_GOAL_
Output exactly the lines from the line containing "Convert this chart" through the line containing "t_day2 = np.arange(33.5, 52.6, 1 / 3)", inclusive, and omit any pictures.

[BEGIN RECORD EXCERPTS]

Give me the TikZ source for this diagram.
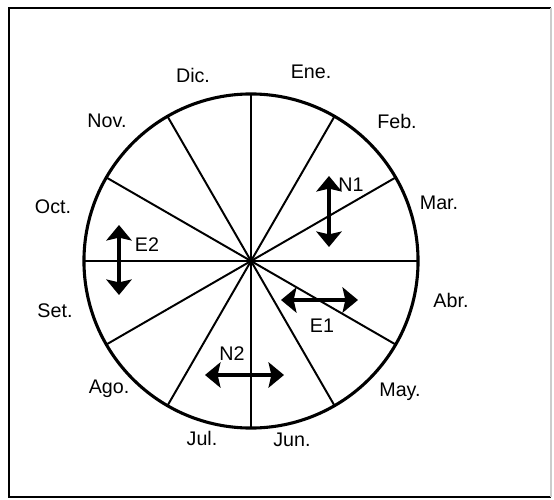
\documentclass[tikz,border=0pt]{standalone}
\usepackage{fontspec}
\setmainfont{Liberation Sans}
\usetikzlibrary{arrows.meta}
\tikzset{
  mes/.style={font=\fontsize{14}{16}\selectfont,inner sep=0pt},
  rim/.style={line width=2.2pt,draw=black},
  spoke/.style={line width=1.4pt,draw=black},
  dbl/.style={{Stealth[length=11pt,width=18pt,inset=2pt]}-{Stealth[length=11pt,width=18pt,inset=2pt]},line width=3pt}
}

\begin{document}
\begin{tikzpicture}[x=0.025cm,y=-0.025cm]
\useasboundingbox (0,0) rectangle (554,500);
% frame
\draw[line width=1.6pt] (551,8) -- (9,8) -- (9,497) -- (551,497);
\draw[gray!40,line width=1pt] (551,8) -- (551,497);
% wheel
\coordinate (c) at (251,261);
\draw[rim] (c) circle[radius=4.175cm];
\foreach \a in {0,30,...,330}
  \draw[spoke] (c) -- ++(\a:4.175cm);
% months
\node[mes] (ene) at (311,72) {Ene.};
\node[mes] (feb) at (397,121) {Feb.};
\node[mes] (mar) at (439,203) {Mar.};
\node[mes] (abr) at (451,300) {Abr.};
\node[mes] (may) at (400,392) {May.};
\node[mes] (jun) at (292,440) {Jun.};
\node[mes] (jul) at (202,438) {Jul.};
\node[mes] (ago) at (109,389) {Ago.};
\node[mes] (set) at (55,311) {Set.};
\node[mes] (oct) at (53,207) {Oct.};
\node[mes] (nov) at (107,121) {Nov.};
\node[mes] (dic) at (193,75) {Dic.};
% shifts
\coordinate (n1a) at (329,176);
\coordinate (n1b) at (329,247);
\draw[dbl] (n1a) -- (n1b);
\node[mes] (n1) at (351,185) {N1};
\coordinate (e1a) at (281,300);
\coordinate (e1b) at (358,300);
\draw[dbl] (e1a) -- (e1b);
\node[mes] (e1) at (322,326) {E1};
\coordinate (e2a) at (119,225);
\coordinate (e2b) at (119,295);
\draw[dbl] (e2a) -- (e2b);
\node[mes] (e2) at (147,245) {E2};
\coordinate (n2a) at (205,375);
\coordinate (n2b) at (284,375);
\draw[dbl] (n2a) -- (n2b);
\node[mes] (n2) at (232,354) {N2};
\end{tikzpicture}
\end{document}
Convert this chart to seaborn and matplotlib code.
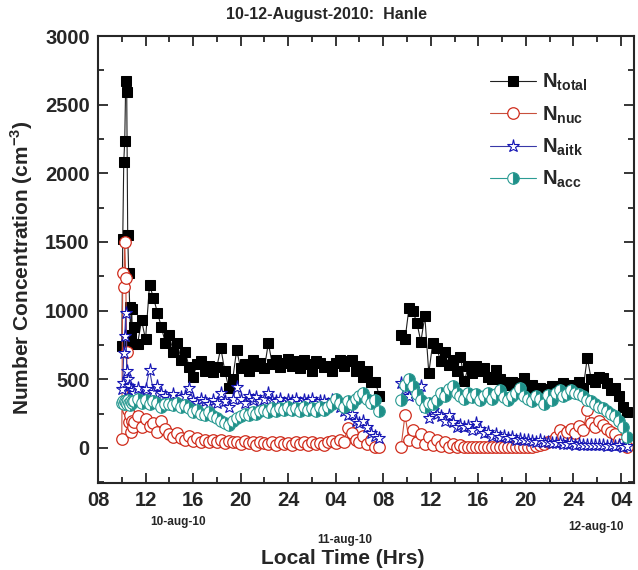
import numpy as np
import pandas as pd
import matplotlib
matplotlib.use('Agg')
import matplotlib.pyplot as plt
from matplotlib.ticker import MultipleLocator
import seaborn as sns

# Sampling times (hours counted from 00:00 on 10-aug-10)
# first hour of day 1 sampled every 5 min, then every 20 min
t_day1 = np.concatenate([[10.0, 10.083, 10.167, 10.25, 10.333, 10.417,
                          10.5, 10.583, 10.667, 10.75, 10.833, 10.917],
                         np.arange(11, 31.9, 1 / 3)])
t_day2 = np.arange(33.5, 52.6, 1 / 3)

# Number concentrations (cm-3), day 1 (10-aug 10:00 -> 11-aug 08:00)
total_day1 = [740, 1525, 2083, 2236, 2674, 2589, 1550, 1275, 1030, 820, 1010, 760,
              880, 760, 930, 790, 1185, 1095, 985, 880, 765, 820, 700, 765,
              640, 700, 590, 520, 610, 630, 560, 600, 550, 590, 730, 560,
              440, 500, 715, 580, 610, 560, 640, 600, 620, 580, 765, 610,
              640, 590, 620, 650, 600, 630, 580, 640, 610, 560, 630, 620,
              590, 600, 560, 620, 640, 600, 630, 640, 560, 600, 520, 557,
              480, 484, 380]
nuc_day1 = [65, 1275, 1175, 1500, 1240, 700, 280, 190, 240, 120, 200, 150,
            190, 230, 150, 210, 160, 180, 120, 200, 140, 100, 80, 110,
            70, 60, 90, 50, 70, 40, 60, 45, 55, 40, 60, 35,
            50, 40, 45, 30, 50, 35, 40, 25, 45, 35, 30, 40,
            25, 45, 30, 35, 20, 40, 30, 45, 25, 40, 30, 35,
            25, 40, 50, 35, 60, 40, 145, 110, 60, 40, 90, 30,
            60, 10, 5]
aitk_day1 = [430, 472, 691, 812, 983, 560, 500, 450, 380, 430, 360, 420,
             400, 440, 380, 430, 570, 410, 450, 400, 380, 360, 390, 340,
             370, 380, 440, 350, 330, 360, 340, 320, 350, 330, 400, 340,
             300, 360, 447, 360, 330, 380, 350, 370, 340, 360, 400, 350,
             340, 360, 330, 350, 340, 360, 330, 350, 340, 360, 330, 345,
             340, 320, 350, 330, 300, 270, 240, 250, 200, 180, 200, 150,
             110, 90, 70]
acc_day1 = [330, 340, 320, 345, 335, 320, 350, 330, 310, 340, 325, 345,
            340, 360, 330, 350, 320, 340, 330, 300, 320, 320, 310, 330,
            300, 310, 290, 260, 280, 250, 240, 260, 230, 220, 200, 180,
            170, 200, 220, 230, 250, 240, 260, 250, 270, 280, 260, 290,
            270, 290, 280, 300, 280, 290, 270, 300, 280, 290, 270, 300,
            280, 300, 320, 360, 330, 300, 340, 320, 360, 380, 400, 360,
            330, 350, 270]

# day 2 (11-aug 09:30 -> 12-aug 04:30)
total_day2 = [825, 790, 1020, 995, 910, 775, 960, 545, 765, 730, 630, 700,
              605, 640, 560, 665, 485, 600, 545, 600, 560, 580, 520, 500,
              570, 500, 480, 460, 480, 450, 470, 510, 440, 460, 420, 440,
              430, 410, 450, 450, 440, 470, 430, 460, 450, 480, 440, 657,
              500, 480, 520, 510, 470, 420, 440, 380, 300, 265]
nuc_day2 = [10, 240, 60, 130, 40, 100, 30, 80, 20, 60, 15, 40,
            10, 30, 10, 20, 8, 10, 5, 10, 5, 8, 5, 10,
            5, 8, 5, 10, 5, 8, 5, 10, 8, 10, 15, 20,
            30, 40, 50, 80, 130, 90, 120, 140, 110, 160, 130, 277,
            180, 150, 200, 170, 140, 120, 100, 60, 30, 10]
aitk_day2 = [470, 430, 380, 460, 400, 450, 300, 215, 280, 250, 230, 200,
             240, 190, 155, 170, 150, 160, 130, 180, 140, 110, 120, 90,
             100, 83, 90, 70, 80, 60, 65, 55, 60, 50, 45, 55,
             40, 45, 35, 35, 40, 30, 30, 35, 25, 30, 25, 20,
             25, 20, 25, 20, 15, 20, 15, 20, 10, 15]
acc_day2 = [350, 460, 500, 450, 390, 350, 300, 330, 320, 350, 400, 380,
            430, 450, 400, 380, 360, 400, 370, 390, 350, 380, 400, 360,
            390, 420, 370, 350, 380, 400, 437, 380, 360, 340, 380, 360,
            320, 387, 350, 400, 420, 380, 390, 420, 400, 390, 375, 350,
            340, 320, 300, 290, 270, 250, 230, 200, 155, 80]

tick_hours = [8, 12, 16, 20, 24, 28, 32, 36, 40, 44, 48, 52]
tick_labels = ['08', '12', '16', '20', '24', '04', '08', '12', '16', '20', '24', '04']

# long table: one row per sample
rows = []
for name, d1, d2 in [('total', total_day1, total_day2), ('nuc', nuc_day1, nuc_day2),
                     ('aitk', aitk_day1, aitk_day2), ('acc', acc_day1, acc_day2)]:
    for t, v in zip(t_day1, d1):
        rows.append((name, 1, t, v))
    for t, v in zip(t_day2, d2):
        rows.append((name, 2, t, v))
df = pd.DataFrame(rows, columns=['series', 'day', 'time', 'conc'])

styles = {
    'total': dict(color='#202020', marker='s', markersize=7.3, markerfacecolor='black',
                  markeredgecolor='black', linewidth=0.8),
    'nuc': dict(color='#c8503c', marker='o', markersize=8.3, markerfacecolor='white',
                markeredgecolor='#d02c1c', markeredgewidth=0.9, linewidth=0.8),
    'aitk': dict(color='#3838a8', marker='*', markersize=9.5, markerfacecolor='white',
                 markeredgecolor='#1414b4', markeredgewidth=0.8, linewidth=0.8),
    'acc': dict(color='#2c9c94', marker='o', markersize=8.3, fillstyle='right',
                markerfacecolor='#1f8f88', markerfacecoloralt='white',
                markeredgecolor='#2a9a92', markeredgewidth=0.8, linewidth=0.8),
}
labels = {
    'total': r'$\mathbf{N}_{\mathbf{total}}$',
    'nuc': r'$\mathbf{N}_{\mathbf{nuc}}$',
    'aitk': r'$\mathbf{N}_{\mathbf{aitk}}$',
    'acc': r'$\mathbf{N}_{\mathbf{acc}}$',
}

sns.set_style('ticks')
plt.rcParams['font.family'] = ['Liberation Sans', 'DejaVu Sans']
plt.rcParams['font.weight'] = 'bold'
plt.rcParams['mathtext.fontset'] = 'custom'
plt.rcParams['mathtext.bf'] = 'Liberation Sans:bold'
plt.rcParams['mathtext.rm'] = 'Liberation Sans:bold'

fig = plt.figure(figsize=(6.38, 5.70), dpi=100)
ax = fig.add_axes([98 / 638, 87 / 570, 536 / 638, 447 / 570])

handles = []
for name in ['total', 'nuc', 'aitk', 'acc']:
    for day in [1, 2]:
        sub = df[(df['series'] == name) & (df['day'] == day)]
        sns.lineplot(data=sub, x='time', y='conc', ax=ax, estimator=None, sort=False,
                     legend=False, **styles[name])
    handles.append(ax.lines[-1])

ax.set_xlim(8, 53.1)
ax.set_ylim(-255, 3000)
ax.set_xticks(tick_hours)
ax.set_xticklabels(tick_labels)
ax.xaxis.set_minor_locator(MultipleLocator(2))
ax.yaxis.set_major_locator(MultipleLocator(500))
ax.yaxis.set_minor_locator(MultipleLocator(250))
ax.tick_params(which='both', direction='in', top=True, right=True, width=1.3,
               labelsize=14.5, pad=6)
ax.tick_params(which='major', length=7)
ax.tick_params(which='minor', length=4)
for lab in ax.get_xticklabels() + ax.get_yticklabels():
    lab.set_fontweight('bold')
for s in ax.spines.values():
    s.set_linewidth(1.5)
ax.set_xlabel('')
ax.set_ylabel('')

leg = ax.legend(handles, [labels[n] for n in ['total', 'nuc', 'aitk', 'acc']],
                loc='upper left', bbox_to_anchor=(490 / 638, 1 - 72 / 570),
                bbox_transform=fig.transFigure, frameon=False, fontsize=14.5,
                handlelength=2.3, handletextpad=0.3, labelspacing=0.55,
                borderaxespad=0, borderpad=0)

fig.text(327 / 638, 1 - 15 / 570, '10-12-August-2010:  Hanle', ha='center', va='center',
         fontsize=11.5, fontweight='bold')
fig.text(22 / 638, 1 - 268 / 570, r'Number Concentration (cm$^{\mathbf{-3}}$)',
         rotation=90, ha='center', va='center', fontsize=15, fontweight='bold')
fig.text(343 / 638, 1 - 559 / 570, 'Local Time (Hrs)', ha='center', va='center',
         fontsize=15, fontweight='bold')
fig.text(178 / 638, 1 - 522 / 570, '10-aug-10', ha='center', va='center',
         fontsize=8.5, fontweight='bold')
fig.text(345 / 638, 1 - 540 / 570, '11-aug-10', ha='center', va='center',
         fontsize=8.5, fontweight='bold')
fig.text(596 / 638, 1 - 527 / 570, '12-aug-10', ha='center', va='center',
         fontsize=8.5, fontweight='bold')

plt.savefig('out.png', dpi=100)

[END RECORD EXCERPTS]

_WORKED SOLUTION_
Convert this chart to seaborn and matplotlib code.
import numpy as np
import pandas as pd
import matplotlib
matplotlib.use('Agg')
import matplotlib.pyplot as plt
from matplotlib.ticker import MultipleLocator
import seaborn as sns

# Sampling times (hours counted from 00:00 on 10-aug-10)
# first hour of day 1 sampled every 5 min, then every 20 min
t_day1 = np.concatenate([[10.0, 10.083, 10.167, 10.25, 10.333, 10.417,
                          10.5, 10.583, 10.667, 10.75, 10.833, 10.917],
                         np.arange(11, 31.9, 1 / 3)])
t_day2 = np.arange(33.5, 52.6, 1 / 3)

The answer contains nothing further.